Mardi, 4 juin
Quatrième jour : le soleil. Tu ne comprendras jamais ce que je vois. Tu ne sauras jamais la force de cette lumière. Tu ne connaîtras pas cet instant qui enlève à chaque mot sa raison de vivre. Tu n’éprouveras pas cette grande solitude devant la beauté. Je ne sais pas comment et à qui raconter ce que j’ai vu ce matin. Puyuhuapi se réveillait en grelottant. Les cheminées, les toits noirs, le linge, le lac immobile fumaient en jouant avec les rayons du soleil. Un oiseau plongeait dans le miroir bleu pour l’animer un peu, des hommes étaient sortis de chez eux pour nous observer en silence, comme ça, sans s’étonner de ce qui se passait, parce qu’ils étaient là depuis trop longtemps.

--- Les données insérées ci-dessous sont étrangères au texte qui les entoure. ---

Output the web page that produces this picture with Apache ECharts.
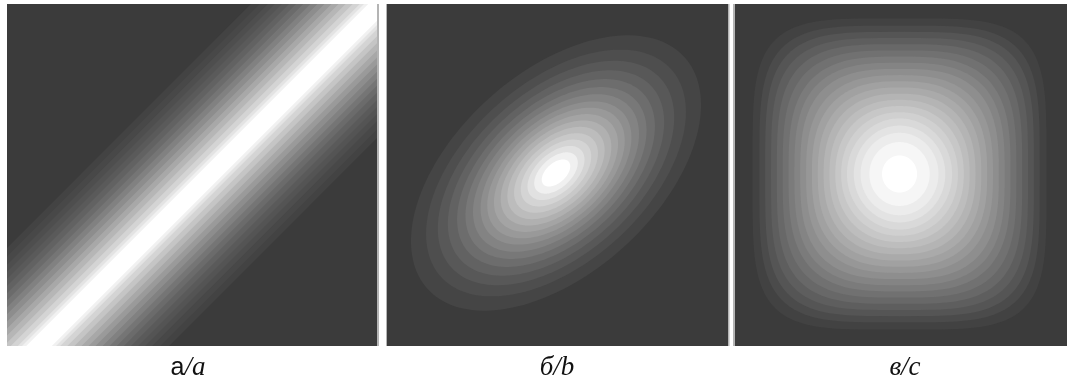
<!DOCTYPE html>
<html>
<head>
<meta charset="utf-8">
<script src="https://cdn.jsdelivr.net/npm/echarts@6/dist/echarts.min.js"></script>
<style>
html,body{margin:0;padding:0;background:#ffffff;}
#chart{width:1067px;height:387px;}
</style>
</head>
<body>
<div id="chart"></div>
<script>
// ---- data (panel units: px inside each panel, y downward) ----
const panelCyrillic = ['а', 'б', 'в'];
const panelLatin = ['a', 'b', 'c'];
const panelWidths = [371, 341, 341];
const panelHeight = 342;

// panel a: straight ridge along the diagonal, level half-widths (perpendicular)
const ridgeCenter = 374; // value of x + y along the ridge crest
const ridgeHalfWidths = [92, 86, 80, 75, 70, 65, 60, 55, 50, 45, 40, 35, 30, 25, 20, 15, 12, 9];
const ridgeGrays = [67, 72, 78, 84, 90, 98, 107, 117, 129, 141, 154, 168, 182, 197, 212, 227, 241, 255];

// panel b: tilted elliptic peak, semi-major axis of each level
const ellipseCenter = [169, 169];
const ellipseAngle = 42;      // degrees above horizontal
const ellipseRatio = 0.58;    // minor / major
const ellipseSemiMajor = [173, 155, 141, 129, 118, 108, 99, 90, 82, 74, 66, 58, 50, 42, 34, 26, 17];
const ellipseGrays = [69, 78, 88, 98, 109, 120, 131, 142, 153, 164, 176, 188, 200, 212, 225, 240, 255];

// panel c: rounded-square peak, horizontal half-width and squareness of each level
const squareCenter = [169, 170];
const squareAspect = 1.03;
const squareHalfWidths = [151, 144, 138, 132, 126, 120, 114, 108, 102, 96, 90, 84, 78, 72, 66, 60, 54, 47, 40, 31, 18];
const squareExponents = [4.4, 4.1, 3.9, 3.7, 3.5, 3.3, 3.1, 3.0, 2.9, 2.7, 2.6, 2.5, 2.4, 2.3, 2.2, 2.1, 2.0, 2.0, 2.0, 2.0, 2.0];
const squareGrays = [66, 75, 85, 94, 104, 113, 123, 132, 142, 151, 161, 170, 180, 189, 199, 208, 217, 227, 236, 246, 255];

const bgColor = '#3b3b3b';
const gray = g => 'rgb(' + g + ',' + g + ',' + g + ')';

const chart = echarts.init(document.getElementById('chart'), null, {renderer: 'canvas'});

const gridLefts = [7, 387, 735];
const grids = gridLefts.map((l, i) => ({
  left: l, top: 4, width: panelWidths[i], height: panelHeight,
  show: true, backgroundColor: bgColor, borderWidth: 0, containLabel: false
}));
const xAxes = panelWidths.map((w, i) => ({type: 'value', gridIndex: i, min: 0, max: w, show: false}));
const yAxes = panelWidths.map((w, i) => ({type: 'value', gridIndex: i, min: 0, max: panelHeight, inverse: true, show: false}));

function ridgeItem(params, api) {
  const k = api.value(0);
  const d = ridgeHalfWidths[k] * Math.SQRT2;
  const lo = ridgeCenter - d, hi = ridgeCenter + d;
  const pts = [[-600, lo + 600], [1000, lo - 1000], [1000, hi - 1000], [-600, hi + 600]].map(p => api.coord(p));
  return {type: 'polygon', shape: {points: pts}, style: {fill: gray(ridgeGrays[k])}};
}
function ellipseItem(params, api) {
  const k = api.value(0);
  const a = ellipseSemiMajor[k], b = a * ellipseRatio;
  const th = ellipseAngle * Math.PI / 180;
  const pts = [];
  for (let i = 0; i < 160; i++) {
    const t = i / 160 * Math.PI * 2;
    const lx = a * Math.cos(t), ly = b * Math.sin(t);
    const x = ellipseCenter[0] + lx * Math.cos(th) - ly * Math.sin(th);
    const y = ellipseCenter[1] - (lx * Math.sin(th) + ly * Math.cos(th));
    pts.push(api.coord([x, y]));
  }
  return {type: 'polygon', shape: {points: pts}, style: {fill: gray(ellipseGrays[k])}};
}
function squareItem(params, api) {
  const k = api.value(0);
  const hx = squareHalfWidths[k], hy = hx * squareAspect, p = squareExponents[k];
  const pts = [];
  for (let i = 0; i < 200; i++) {
    const t = i / 200 * Math.PI * 2;
    const c = Math.cos(t), s = Math.sin(t);
    const x = squareCenter[0] + hx * Math.sign(c) * Math.pow(Math.abs(c), 2 / p);
    const y = squareCenter[1] + hy * Math.sign(s) * Math.pow(Math.abs(s), 2 / p);
    pts.push(api.coord([x, y]));
  }
  return {type: 'polygon', shape: {points: pts}, style: {fill: gray(squareGrays[k])}};
}

const idx = arr => arr.map((_, i) => [i]);

const series = [
  {type: 'custom', xAxisIndex: 0, yAxisIndex: 0, clip: true, renderItem: ridgeItem, data: idx(ridgeHalfWidths), silent: true},
  {type: 'custom', xAxisIndex: 1, yAxisIndex: 1, clip: true, renderItem: ellipseItem, data: idx(ellipseSemiMajor), silent: true},
  {type: 'custom', xAxisIndex: 2, yAxisIndex: 2, clip: true, renderItem: squareItem, data: idx(squareHalfWidths), silent: true}
];

const labelCenters = [188, 557, 905];
const labels = panelCyrillic.map((c, i) => ({
  type: 'text',
  x: labelCenters[i], y: 368,
  style: {
    text: '{cy' + (i === 0 ? 'S' : 'I') + '|' + c + '}{la|/' + panelLatin[i] + '}',
    align: 'center', verticalAlign: 'middle',
    rich: {
      cyS: {fontFamily: 'Liberation Sans', fontSize: 25, fill: '#111', fontWeight: 'normal'},
      cyI: {fontFamily: 'Liberation Serif', fontStyle: 'italic', fontSize: 27, fill: '#111'},
      la: {fontFamily: 'Liberation Serif', fontStyle: 'italic', fontSize: 27, fill: '#111'}
    }
  }
}));

const edges = [
  {x: 377, w: 2}, {x: 386, w: 1}, {x: 728, w: 1.5}, {x: 733, w: 2}
].map(e => ({type: 'rect', shape: {x: e.x, y: 4, width: e.w, height: panelHeight}, style: {fill: '#b4b4b4'}, z: 10}));

chart.setOption({
  animation: false,
  backgroundColor: '#ffffff',
  grid: grids,
  xAxis: xAxes,
  yAxis: yAxes,
  series: series,
  graphic: labels.concat(edges)
});
</script>
</body>
</html>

Je sais que le plateau s’éloigne au fur et à mesure qu’on s’en rapproche. Nous avons vidé nos derniers jerricanes et roulons en quatrième, à flanc de ravins, pour économiser l’essence… J’ai mal de cette Patagonie-là, de ces marais, de ces arbres aux allures fantastiques, de ces gens croisés d’un regard, de cette campagne isolée, de ces montagnes qui percent l’azur. J’ai mal de notre vitesse, de nos étapes-éclairs. J’ai mal d’aller si vite.